This paper is concerned with a new family of error-correcting codes
based on algebraic curves over finite fields, and list decoding
algorithms for them. The basic goal in the subject of list decoding is
to construct error-correcting codes $C$ over some alphabet $\Sigma$
which have good rate $R$, and at the same every Hamming ball of
(relative) radius $p$ has few codewords of $C$, and moreover these
codewords can be found in polynomial time.
The trade-off between the rate $R$ and the error-correction radius $p$
is a central one governing list decoding. Traditional ``unique
decoding'' algorithms can achieve $p = (1-R)/2$, and this was improved
in \cite{GS} to $p =1 - \sqrt{R}$ through a new list decoding
algorithm for Reed-Solomon (RS) codes. For several years, this
remained the best known trade-off between rate and list decoding
radius. In a recent breakthrough, Parvaresh and Vardy~\cite{PV} define
a variant of RS codes which can be list decoded beyond the
$1-\sqrt{R}$ radius for rates $R \le 1/16$.
We generalize the PV framework to algebraic-geometric
(AG) codes, of which RS codes are an important special case.
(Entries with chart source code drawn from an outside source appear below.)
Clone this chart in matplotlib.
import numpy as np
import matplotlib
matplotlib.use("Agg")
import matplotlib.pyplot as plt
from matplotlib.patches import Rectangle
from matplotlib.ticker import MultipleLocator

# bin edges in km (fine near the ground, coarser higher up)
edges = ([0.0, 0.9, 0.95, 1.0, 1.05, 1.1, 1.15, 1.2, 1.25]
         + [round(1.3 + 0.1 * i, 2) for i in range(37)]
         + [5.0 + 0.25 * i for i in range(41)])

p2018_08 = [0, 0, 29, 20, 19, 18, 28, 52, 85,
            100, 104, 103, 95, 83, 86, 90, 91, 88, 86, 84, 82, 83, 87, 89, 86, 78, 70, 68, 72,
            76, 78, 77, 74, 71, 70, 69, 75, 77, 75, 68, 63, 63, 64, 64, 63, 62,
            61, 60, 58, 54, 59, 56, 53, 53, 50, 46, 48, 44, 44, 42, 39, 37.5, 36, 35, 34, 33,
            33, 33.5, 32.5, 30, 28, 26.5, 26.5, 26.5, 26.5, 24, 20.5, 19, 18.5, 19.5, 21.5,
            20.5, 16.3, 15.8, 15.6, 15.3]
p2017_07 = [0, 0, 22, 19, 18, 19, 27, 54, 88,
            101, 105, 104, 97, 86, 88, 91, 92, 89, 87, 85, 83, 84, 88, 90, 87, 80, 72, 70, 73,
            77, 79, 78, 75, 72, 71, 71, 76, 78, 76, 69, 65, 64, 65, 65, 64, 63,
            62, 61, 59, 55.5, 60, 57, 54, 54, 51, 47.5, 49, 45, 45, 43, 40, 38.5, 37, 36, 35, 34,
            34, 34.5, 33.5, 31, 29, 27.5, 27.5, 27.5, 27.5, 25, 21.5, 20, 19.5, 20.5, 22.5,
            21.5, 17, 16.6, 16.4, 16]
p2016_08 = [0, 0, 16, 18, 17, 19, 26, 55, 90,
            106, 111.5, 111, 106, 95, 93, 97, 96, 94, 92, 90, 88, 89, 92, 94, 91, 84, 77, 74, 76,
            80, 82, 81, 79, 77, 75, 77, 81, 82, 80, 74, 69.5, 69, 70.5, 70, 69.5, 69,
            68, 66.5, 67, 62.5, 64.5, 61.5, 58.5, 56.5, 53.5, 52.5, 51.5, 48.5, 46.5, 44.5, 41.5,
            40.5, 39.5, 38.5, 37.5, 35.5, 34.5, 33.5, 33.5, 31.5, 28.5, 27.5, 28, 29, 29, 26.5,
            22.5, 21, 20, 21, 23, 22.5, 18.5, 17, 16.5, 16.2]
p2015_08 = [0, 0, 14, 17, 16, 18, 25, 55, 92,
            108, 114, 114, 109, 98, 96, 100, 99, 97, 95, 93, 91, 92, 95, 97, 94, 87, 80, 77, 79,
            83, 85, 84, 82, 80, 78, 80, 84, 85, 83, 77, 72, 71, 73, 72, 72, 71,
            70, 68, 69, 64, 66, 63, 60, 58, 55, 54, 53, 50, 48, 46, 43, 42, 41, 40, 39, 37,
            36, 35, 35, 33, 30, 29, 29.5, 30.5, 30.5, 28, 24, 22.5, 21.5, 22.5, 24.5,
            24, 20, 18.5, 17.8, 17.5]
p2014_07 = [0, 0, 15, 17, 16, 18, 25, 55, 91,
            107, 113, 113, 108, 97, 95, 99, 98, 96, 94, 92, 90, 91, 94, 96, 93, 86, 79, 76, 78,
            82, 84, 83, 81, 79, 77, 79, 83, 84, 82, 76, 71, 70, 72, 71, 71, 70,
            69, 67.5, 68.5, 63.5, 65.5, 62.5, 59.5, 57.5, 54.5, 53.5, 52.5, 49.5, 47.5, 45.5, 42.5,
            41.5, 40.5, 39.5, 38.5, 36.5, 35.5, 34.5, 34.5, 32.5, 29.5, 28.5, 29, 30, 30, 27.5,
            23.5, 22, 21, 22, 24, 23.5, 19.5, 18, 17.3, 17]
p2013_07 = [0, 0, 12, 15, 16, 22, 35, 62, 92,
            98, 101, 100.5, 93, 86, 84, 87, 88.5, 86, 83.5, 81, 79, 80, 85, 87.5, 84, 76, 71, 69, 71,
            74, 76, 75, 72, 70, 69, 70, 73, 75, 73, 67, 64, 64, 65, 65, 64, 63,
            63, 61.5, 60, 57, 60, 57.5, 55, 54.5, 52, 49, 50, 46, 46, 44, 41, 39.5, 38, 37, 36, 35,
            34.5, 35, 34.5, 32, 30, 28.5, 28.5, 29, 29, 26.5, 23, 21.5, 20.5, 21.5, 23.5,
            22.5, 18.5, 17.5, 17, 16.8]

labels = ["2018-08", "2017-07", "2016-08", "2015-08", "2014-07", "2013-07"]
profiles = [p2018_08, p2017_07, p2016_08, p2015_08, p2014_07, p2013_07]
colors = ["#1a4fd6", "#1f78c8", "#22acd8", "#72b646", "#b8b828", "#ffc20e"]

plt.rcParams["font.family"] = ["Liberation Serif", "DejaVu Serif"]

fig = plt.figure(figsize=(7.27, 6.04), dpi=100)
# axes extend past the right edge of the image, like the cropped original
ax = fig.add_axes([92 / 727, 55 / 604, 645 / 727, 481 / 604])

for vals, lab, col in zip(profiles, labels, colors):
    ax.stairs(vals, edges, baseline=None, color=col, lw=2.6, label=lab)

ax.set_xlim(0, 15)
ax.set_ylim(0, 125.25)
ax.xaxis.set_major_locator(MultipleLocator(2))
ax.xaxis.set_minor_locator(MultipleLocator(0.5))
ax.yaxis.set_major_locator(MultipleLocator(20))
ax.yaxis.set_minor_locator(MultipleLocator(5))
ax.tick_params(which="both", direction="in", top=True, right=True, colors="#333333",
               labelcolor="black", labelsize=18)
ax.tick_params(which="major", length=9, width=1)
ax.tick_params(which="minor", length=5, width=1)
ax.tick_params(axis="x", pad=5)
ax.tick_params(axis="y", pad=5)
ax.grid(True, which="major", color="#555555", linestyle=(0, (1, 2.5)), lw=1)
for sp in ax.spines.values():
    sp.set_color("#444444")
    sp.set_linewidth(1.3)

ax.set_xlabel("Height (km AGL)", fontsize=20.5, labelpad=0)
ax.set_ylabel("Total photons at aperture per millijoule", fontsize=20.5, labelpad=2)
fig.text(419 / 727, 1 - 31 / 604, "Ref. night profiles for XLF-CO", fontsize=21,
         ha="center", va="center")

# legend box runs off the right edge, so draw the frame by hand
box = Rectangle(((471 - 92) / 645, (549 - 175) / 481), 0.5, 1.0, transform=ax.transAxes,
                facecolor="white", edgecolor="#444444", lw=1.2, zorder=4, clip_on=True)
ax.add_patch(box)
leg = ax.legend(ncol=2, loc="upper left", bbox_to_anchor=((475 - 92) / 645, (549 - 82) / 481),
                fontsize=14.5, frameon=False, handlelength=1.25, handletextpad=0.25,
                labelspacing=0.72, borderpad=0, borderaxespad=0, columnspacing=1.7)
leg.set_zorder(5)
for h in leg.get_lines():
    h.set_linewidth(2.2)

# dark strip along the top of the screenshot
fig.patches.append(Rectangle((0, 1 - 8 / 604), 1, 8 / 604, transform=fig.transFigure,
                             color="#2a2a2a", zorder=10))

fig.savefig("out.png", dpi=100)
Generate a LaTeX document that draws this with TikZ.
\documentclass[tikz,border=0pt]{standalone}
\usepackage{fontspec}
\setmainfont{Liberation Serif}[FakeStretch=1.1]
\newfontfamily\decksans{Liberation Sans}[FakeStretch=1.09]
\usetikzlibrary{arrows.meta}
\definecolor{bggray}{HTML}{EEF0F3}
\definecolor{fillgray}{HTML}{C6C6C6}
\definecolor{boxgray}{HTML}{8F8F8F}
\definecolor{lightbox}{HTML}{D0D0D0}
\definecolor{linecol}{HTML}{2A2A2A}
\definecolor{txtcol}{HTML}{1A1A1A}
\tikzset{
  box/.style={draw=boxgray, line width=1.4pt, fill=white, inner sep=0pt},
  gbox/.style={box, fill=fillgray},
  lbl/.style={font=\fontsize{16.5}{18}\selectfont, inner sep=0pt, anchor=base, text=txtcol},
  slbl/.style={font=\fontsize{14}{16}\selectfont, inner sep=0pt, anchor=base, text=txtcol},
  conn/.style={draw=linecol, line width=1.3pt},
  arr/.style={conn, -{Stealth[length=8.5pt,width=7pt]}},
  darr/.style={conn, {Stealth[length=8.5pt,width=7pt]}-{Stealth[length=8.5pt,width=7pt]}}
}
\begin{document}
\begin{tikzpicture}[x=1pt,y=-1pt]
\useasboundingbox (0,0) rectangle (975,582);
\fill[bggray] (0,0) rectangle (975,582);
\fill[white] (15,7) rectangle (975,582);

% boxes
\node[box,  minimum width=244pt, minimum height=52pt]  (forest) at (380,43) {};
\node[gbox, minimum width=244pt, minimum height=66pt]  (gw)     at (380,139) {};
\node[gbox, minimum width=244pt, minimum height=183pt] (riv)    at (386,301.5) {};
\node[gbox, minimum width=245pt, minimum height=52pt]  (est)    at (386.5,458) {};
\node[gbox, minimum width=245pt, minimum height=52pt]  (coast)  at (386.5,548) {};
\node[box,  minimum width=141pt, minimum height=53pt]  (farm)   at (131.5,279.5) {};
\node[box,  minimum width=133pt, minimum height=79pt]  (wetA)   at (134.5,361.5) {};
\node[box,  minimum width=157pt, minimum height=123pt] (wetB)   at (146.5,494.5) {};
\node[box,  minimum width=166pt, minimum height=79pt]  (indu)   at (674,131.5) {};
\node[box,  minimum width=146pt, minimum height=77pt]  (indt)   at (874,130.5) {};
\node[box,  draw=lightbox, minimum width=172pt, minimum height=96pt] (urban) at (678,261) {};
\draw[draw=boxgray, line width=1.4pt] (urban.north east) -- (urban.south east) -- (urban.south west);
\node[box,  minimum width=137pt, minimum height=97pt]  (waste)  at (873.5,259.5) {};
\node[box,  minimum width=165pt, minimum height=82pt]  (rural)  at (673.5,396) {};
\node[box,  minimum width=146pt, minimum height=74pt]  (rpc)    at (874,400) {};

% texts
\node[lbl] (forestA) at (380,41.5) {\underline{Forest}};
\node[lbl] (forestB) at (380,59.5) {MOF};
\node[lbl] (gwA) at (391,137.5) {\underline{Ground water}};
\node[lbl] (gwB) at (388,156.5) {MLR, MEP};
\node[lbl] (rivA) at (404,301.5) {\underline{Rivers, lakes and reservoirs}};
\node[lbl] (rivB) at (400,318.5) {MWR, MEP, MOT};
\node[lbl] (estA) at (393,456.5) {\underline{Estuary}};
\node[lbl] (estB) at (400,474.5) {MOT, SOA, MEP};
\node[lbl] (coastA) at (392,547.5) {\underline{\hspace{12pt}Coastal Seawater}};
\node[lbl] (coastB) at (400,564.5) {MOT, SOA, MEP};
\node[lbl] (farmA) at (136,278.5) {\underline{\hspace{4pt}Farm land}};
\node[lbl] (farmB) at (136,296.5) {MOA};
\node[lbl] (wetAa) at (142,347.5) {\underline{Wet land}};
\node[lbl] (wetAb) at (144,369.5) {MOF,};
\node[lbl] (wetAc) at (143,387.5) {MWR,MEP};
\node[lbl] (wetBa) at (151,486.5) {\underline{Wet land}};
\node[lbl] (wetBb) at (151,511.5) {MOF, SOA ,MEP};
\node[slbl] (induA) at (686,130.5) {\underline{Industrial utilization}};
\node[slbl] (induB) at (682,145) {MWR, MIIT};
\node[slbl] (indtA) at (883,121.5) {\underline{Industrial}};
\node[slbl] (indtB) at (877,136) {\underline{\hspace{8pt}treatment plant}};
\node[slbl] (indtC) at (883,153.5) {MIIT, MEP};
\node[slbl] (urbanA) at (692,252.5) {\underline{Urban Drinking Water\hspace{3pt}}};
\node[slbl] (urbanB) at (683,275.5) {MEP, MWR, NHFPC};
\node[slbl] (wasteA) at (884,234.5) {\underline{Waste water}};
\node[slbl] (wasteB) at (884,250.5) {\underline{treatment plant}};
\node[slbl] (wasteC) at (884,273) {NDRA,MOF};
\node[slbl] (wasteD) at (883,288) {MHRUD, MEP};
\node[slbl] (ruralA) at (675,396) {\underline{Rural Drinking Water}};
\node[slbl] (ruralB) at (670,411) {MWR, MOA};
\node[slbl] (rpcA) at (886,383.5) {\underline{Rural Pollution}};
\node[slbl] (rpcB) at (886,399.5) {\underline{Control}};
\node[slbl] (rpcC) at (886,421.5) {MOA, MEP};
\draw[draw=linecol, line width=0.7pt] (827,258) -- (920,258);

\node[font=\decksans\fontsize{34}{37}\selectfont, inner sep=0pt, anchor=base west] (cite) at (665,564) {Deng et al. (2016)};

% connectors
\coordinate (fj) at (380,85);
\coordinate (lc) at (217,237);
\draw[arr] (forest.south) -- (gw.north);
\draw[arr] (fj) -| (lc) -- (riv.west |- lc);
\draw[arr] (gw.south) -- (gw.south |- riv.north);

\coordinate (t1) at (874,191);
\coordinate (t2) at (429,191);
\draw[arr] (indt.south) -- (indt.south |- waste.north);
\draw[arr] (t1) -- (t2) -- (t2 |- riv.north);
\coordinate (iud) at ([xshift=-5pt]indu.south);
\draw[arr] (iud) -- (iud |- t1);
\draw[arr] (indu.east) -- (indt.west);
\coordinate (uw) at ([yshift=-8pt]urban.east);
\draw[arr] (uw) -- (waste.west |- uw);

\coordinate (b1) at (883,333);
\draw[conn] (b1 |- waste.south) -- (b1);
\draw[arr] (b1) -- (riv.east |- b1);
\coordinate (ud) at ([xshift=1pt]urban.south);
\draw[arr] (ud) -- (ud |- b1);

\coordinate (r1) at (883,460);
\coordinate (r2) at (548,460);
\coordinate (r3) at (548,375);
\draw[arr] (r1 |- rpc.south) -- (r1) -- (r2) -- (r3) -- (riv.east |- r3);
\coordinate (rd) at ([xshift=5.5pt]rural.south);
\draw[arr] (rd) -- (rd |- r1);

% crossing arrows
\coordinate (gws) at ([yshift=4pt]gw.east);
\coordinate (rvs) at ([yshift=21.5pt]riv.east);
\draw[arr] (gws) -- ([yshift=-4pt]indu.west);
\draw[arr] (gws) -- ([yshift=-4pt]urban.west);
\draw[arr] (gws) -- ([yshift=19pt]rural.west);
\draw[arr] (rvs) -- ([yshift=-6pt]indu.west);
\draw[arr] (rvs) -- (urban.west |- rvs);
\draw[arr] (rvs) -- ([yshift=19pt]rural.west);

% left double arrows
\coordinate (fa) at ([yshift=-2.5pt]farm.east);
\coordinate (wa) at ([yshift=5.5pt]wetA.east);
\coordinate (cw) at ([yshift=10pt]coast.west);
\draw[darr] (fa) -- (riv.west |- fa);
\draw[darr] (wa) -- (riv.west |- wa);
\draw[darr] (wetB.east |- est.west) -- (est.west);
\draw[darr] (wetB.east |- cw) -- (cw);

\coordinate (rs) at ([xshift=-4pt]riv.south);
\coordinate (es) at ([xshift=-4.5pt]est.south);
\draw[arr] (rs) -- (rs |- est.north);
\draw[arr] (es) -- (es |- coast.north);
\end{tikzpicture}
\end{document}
This
shows that their framework applies to fairly general settings, and
also better elucidates the key algebraic concepts underlying the new
codes. Moreover, since AG codes of arbitrary block length exist over
{\em fixed} alphabets $\Sigma$, we are able to almost match the
trade-off between $p$ and $R$ obtained in \cite{PV} over alphabets of
{\em constant} size. In contrast, the PV codes have alphabet size that
is polynomially large in the block length.
Similar to list decoding algorithms for AG codes, our
encoding/decoding algorithms run in polynomial time assuming a natural
polynomial-size representation of the code. For codes based on a
specific ``optimal'' algebraic curve, we also present an expected
polynomial time algorithm to construct the requisite representation.